Requirement :: Repeat every line of the data exactly, but not the pictures.

Data ::
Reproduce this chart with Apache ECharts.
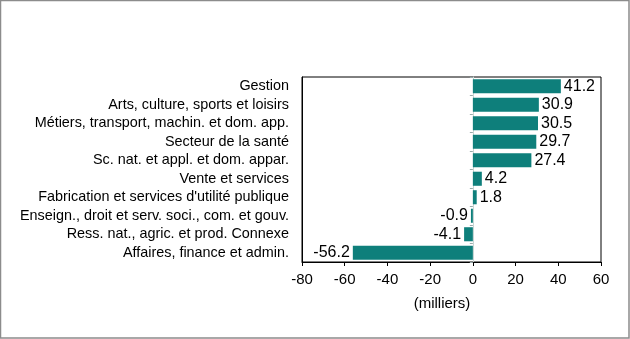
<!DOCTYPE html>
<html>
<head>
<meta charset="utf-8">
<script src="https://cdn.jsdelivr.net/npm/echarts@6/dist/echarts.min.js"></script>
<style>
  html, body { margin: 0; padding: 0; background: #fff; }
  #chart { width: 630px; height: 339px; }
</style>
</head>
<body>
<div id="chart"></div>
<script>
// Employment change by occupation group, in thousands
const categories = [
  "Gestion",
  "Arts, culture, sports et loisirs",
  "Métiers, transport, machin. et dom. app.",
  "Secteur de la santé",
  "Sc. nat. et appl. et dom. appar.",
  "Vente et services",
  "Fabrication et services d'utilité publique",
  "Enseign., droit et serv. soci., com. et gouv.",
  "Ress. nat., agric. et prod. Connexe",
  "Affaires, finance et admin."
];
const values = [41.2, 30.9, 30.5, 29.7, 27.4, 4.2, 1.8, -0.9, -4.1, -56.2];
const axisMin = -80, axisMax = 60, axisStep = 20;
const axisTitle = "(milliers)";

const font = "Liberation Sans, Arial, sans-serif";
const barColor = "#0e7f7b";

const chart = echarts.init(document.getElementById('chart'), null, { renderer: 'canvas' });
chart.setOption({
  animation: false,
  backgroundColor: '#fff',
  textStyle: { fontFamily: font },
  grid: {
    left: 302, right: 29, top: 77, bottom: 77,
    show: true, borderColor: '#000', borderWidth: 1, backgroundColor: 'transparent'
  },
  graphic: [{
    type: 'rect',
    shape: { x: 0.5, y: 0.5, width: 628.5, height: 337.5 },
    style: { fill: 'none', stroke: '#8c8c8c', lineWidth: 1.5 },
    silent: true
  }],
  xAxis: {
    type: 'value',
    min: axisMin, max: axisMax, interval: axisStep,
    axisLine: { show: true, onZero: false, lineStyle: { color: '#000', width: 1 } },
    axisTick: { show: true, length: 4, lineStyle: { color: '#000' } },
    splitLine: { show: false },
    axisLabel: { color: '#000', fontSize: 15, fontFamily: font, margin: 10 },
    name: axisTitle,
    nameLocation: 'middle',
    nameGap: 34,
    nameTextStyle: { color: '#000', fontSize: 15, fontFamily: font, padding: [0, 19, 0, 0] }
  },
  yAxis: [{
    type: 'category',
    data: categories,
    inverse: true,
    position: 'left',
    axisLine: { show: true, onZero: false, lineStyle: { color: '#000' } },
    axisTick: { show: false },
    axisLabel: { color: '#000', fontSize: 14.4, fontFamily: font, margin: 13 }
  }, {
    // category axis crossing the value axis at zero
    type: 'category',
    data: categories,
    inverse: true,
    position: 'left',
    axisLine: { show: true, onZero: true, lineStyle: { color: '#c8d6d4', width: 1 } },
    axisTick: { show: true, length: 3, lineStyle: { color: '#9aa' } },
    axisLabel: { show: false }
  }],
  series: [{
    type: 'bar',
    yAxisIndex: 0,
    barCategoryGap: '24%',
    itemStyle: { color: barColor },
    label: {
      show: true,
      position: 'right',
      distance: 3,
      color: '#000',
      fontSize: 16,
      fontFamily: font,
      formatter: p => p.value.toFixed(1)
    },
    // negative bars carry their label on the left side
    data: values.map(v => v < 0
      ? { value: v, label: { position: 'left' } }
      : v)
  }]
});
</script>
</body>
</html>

Result of the exercise ::
Reproduce this chart with Apache ECharts.
<!DOCTYPE html>
<html>
<head>
<meta charset="utf-8">
<script src="https://cdn.jsdelivr.net/npm/echarts@6/dist/echarts.min.js"></script>
<style>
  html, body { margin: 0; padding: 0; background: #fff; }
  #chart { width: 630px; height: 339px; }
</style>
</head>
<body>
<div id="chart"></div>
<script>
// Employment change by occupation group, in thousands
const categories = [
  "Gestion",
  "Arts, culture, sports et loisirs",
  "Métiers, transport, machin. et dom. app.",
  "Secteur de la santé",
  "Sc. nat. et appl. et dom. appar.",
  "Vente et services",
  "Fabrication et services d'utilité publique",
  "Enseign., droit et serv. soci., com. et gouv.",
  "Ress. nat., agric. et prod. Connexe",
  "Affaires, finance et admin."
];
const values = [41.2, 30.9, 30.5, 29.7, 27.4, 4.2, 1.8, -0.9, -4.1, -56.2];
const axisMin = -80, axisMax = 60, axisStep = 20;
const axisTitle = "(milliers)";

const font = "Liberation Sans, Arial, sans-serif";
const barColor = "#0e7f7b";

const chart = echarts.init(document.getElementById('chart'), null, { renderer: 'canvas' });
chart.setOption({
  animation: false,
  backgroundColor: '#fff',
  textStyle: { fontFamily: font },
  grid: {
    left: 302, right: 29, top: 77, bottom: 77,
    show: true, borderColor: '#000', borderWidth: 1, backgroundColor: 'transparent'
  },
  graphic: [{
    type: 'rect',
    shape: { x: 0.5, y: 0.5, width: 628.5, height: 337.5 },
    style: { fill: 'none', stroke: '#8c8c8c', lineWidth: 1.5 },
    silent: true
  }],
  xAxis: {
    type: 'value',
    min: axisMin, max: axisMax, interval: axisStep,
    axisLine: { show: true, onZero: false, lineStyle: { color: '#000', width: 1 } },
    axisTick: { show: true, length: 4, lineStyle: { color: '#000' } },
    splitLine: { show: false },
    axisLabel: { color: '#000', fontSize: 15, fontFamily: font, margin: 10 },
    name: axisTitle,
    nameLocation: 'middle',
    nameGap: 34,
    nameTextStyle: { color: '#000', fontSize: 15, fontFamily: font, padding: [0, 19, 0, 0] }
  },
  yAxis: [{
    type: 'category',
    data: categories,
    inverse: true,
    position: 'left',
    axisLine: { show: true, onZero: false, lineStyle: { color: '#000' } },
    axisTick: { show: false },
    axisLabel: { color: '#000', fontSize: 14.4, fontFamily: font, margin: 13 }
  }, {
    // category axis crossing the value axis at zero
    type: 'category',
    data: categories,
    inverse: true,
    position: 'left',
    axisLine: { show: true, onZero: true, lineStyle: { color: '#c8d6d4', width: 1 } },
    axisTick: { show: true, length: 3, lineStyle: { color: '#9aa' } },
    axisLabel: { show: false }
  }],
  series: [{
    type: 'bar',
    yAxisIndex: 0,
    barCategoryGap: '24%',
    itemStyle: { color: barColor },
    label: {
      show: true,
      position: 'right',
      distance: 3,
      color: '#000',
      fontSize: 16,
      fontFamily: font,
      formatter: p => p.value.toFixed(1)
    },
    // negative bars carry their label on the left side
    data: values.map(v => v < 0
      ? { value: v, label: { position: 'left' } }
      : v)
  }]
});
</script>
</body>
</html>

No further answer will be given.